As with most large urban centers around the world, it is not uncommon to see people here begging in the streets. And as is usually the case, there is something extremely uncomfortable about this desperation. Do you acknowledge the person you see before you? Or do you avoid eye contact altogether? Do you give a hand-out? Or would this be perpetuating a cycle of dependence?
This past weekend we were approached by three different people within a little over an hour span all seeking handouts. The first man sauntered up to our car window, dressed in an outlandish outfit, he smiled broadly, and said, "I am hungry, can you please give me 200Tsh so that I can buy some cassava to eat." Andrei and I both looked at each other with a mutually shared sense of endearment and I placed 100Tsh in his hand. You gotta give him points for confidence and charm. As he walked away, he gave a sweeping thumbs up motion, it seemed we had made his day, or at least fed his belly.
The second man to approach our car window was old enough to be my grandfather. He had deep lines from dimples that seemed to transform his whole face when he smiled. A slightly built man, he meekly made an eating motion upon his approach, paused, smiled, and then waited for "kitu kidogo" (a little something). How could we not? As I handed over a 100Tsh, he offered up a receipt book. When I asked him what it was for he burst out laughing. While his answer was never clear to me, this struck me as a truly hilarious and perhaps innovative distinguishing device in the otherwise ordinary game of "begging." We later joked, was that supposed to suggest that your donation could later be deemed tax deductible?

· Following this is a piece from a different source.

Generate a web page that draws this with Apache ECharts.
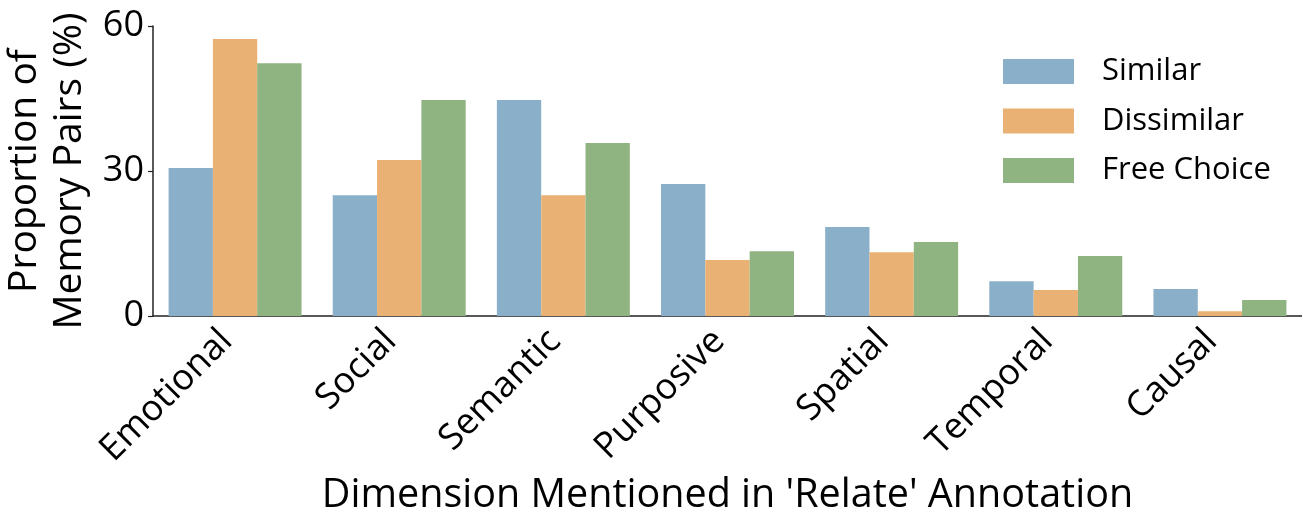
<!DOCTYPE html>
<html><head><meta charset="utf-8">
<script src="https://cdn.jsdelivr.net/npm/echarts@6/dist/echarts.min.js"></script>
<style>html,body{margin:0;padding:0;background:#fff}#c{width:1302px;height:508px}</style>
</head><body><div id="c"></div>
<script>
const categories = ['Emotional','Social','Semantic','Purposive','Spatial','Temporal','Causal'];
const similar    = [30.6, 25.0, 44.7, 27.3, 18.4, 7.2, 5.6];
const dissimilar = [57.3, 32.3, 25.0, 11.6, 13.2, 5.4, 1.0];
const freeChoice = [52.3, 44.7, 35.8, 13.4, 15.3, 12.4, 3.3];
const yTicks = [0, 30, 60];

const FONT = 'Open Sans';
const chart = echarts.init(document.getElementById('c'));
chart.setOption({
  animation: false,
  textStyle: {fontFamily: FONT, color: '#000'},
  grid: {left: 153, right: 0, top: 26, bottom: 192, containLabel: false, outerBoundsMode: 'none'},
  legend: {
    left: 1003, top: 56, orient: 'vertical', padding: 0,
    itemWidth: 71, itemHeight: 25, itemGap: 18.5,
    icon: 'rect',
    textStyle: {fontFamily: FONT, fontSize: 31, color: '#000', padding: [0,0,0,23]},
    data: ['Similar','Dissimilar','Free Choice']
  },
  xAxis: {
    type: 'category', data: categories,
    axisLine: {lineStyle: {color: '#222', width: 1.5}},
    axisTick: {alignWithLabel: true, length: 5, lineStyle: {color: '#222', width: 1.2}},
    axisLabel: {interval: 0, rotate: 45, fontSize: 36, color: '#000', fontFamily: FONT, margin: 11, padding: [0, 12, 0, 0]},
    name: "Dimension Mentioned in 'Relate' Annotation",
    nameLocation: 'middle', nameGap: 156,
    nameTextStyle: {fontSize: 39.5, color: '#000', fontFamily: FONT}
  },
  yAxis: {
    type: 'value', min: 0, max: 60, interval: 30,
    axisLine: {show: true, lineStyle: {color: '#222', width: 1.5}},
    axisTick: {show: true, length: 5, lineStyle: {color: '#222', width: 1.2}},
    splitLine: {show: false},
    axisLabel: {fontSize: 36, color: '#000', fontFamily: FONT, margin: 9,
      formatter: v => yTicks.includes(v) ? String(v) : ''},
    name: 'Proportion of\nMemory Pairs (%)',
    nameLocation: 'middle', nameGap: 56, nameRotate: 90,
    nameTextStyle: {fontSize: 39, lineHeight: 45, color: '#000', fontFamily: FONT}
  },
  series: [
    {name: 'Similar', type: 'bar', data: similar, itemStyle: {color: '#8aafc9'}, barGap: '0%', barCategoryGap: '19%'},
    {name: 'Dissimilar', type: 'bar', data: dissimilar, itemStyle: {color: '#e9b274'}},
    {name: 'Free Choice', type: 'bar', data: freeChoice, itemStyle: {color: '#8fb482'}}
  ]
});
</script></body></html>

As we continued to wait in standstill traffic, we were approached by a woman with three kids surrounding her. One child was slung across her back in a khanga, while she held the hand of a barefoot little girl in a tattered dress. An older boy sheepishly hid behind her, and he held an iron grip on her dress. I suspected he was old enough to feel a sense of shame about this. She approached our car, staring off into the distance, murmured something hardly audible, and then just stood there, waiting. The silence was deafening. Three pairs of little sad eyes looked at us, wanting, needing, expecting. This was undeniably sad. But there was something so odd and lacking about her diffident approach. It was not even quite clear that she was in fact begging (and to be fair we had already had a number of people approach our window just to stare at us in amusement or to size up whether there was anything within arm's reach worthy of grabbing). With hesitation, I finally offered a 200Tsh coin out the window, only to realize she had begun a quiet retreat from the car. The little boy reached for my offering and placed it squarely into the palm of his mother's hand. It was only then that we realized she was blind. She thumbed over the coin, and returned to our car window, under the guiding direction of her young son. She handed the coin back to me and simply stated, "This is not enough."